→ TASK TO COMPLETE
Exactly repeat the material, dropping every picture from the copy.

→ DATA BLOCK
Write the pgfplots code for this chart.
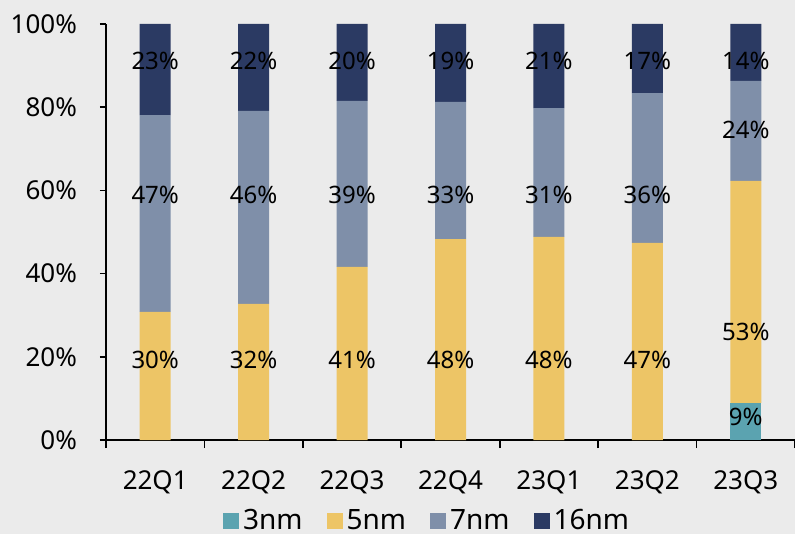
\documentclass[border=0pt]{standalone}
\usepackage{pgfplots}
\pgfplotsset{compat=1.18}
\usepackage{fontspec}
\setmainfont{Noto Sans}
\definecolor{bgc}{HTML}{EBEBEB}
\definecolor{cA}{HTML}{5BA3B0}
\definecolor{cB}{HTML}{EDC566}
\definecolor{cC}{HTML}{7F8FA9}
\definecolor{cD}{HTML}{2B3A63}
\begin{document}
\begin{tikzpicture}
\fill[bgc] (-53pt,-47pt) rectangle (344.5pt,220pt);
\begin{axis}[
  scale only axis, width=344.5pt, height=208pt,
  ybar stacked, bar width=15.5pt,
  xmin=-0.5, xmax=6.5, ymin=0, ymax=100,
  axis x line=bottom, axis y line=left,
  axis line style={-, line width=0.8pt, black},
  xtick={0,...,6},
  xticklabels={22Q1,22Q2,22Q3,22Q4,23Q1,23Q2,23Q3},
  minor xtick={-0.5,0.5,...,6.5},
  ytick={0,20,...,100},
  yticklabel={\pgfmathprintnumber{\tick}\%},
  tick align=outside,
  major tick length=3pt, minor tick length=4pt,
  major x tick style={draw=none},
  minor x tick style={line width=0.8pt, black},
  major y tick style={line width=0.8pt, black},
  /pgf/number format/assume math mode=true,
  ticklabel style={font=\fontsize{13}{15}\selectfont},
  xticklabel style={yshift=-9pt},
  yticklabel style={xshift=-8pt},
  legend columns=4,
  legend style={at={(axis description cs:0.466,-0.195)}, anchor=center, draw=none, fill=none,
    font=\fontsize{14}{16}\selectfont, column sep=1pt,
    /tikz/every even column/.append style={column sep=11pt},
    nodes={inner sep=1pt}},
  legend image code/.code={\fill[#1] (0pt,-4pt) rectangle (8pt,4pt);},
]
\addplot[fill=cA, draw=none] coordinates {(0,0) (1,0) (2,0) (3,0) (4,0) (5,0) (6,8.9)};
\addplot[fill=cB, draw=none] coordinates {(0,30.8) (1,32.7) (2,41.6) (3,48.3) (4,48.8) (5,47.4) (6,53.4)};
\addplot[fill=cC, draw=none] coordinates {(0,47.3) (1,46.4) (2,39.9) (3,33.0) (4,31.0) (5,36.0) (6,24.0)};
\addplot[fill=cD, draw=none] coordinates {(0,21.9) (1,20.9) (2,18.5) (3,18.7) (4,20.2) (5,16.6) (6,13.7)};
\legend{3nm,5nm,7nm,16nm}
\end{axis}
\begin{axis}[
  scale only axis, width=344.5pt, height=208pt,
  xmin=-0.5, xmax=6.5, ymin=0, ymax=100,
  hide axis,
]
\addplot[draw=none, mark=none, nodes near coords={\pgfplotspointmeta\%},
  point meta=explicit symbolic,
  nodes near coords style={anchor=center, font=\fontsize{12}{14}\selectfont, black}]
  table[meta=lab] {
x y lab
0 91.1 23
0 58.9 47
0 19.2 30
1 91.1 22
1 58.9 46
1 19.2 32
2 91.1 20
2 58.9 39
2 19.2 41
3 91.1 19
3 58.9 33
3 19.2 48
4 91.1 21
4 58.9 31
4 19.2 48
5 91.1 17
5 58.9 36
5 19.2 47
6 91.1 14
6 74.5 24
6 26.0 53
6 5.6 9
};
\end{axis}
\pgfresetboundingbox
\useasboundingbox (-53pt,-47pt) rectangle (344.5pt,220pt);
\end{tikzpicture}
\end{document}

→ EXERCISE ANSWER
Write the pgfplots code for this chart.
\documentclass[border=0pt]{standalone}
\usepackage{pgfplots}
\pgfplotsset{compat=1.18}
\usepackage{fontspec}
\setmainfont{Noto Sans}
\definecolor{bgc}{HTML}{EBEBEB}
\definecolor{cA}{HTML}{5BA3B0}
\definecolor{cB}{HTML}{EDC566}
\definecolor{cC}{HTML}{7F8FA9}
\definecolor{cD}{HTML}{2B3A63}
\begin{document}
\begin{tikzpicture}
\fill[bgc] (-53pt,-47pt) rectangle (344.5pt,220pt);
\begin{axis}[
  scale only axis, width=344.5pt, height=208pt,
  ybar stacked, bar width=15.5pt,
  xmin=-0.5, xmax=6.5, ymin=0, ymax=100,
  axis x line=bottom, axis y line=left,
  axis line style={-, line width=0.8pt, black},
  xtick={0,...,6},
  xticklabels={22Q1,22Q2,22Q3,22Q4,23Q1,23Q2,23Q3},
  minor xtick={-0.5,0.5,...,6.5},
  ytick={0,20,...,100},
  yticklabel={\pgfmathprintnumber{\tick}\%},
  tick align=outside,
  major tick length=3pt, minor tick length=4pt,
  major x tick style={draw=none},
  minor x tick style={line width=0.8pt, black},
  major y tick style={line width=0.8pt, black},
  /pgf/number format/assume math mode=true,
  ticklabel style={font=\fontsize{13}{15}\selectfont},
  xticklabel style={yshift=-9pt},
  yticklabel style={xshift=-8pt},
  legend columns=4,
  legend style={at={(axis description cs:0.466,-0.195)}, anchor=center, draw=none, fill=none,
    font=\fontsize{14}{16}\selectfont, column sep=1pt,
    /tikz/every even column/.append style={column sep=11pt},
    nodes={inner sep=1pt}},
  legend image code/.code={\fill[#1] (0pt,-4pt) rectangle (8pt,4pt);},
]
\addplot[fill=cA, draw=none] coordinates {(0,0) (1,0) (2,0) (3,0) (4,0) (5,0) (6,8.9)};
\addplot[fill=cB, draw=none] coordinates {(0,30.8) (1,32.7) (2,41.6) (3,48.3) (4,48.8) (5,47.4) (6,53.4)};
\addplot[fill=cC, draw=none] coordinates {(0,47.3) (1,46.4) (2,39.9) (3,33.0) (4,31.0) (5,36.0) (6,24.0)};
\addplot[fill=cD, draw=none] coordinates {(0,21.9) (1,20.9) (2,18.5) (3,18.7) (4,20.2) (5,16.6) (6,13.7)};
\legend{3nm,5nm,7nm,16nm}
\end{axis}
\begin{axis}[
  scale only axis, width=344.5pt, height=208pt,
  xmin=-0.5, xmax=6.5, ymin=0, ymax=100,
  hide axis,
]
\addplot[draw=none, mark=none, nodes near coords={\pgfplotspointmeta\%},
  point meta=explicit symbolic,
  nodes near coords style={anchor=center, font=\fontsize{12}{14}\selectfont, black}]
  table[meta=lab] {
x y lab
0 91.1 23
0 58.9 47
0 19.2 30
1 91.1 22
1 58.9 46
1 19.2 32
2 91.1 20
2 58.9 39
2 19.2 41
3 91.1 19
3 58.9 33
3 19.2 48
4 91.1 21
4 58.9 31
4 19.2 48
5 91.1 17
5 58.9 36
5 19.2 47
6 91.1 14
6 74.5 24
6 26.0 53
6 5.6 9
};
\end{axis}
\pgfresetboundingbox
\useasboundingbox (-53pt,-47pt) rectangle (344.5pt,220pt);
\end{tikzpicture}
\end{document}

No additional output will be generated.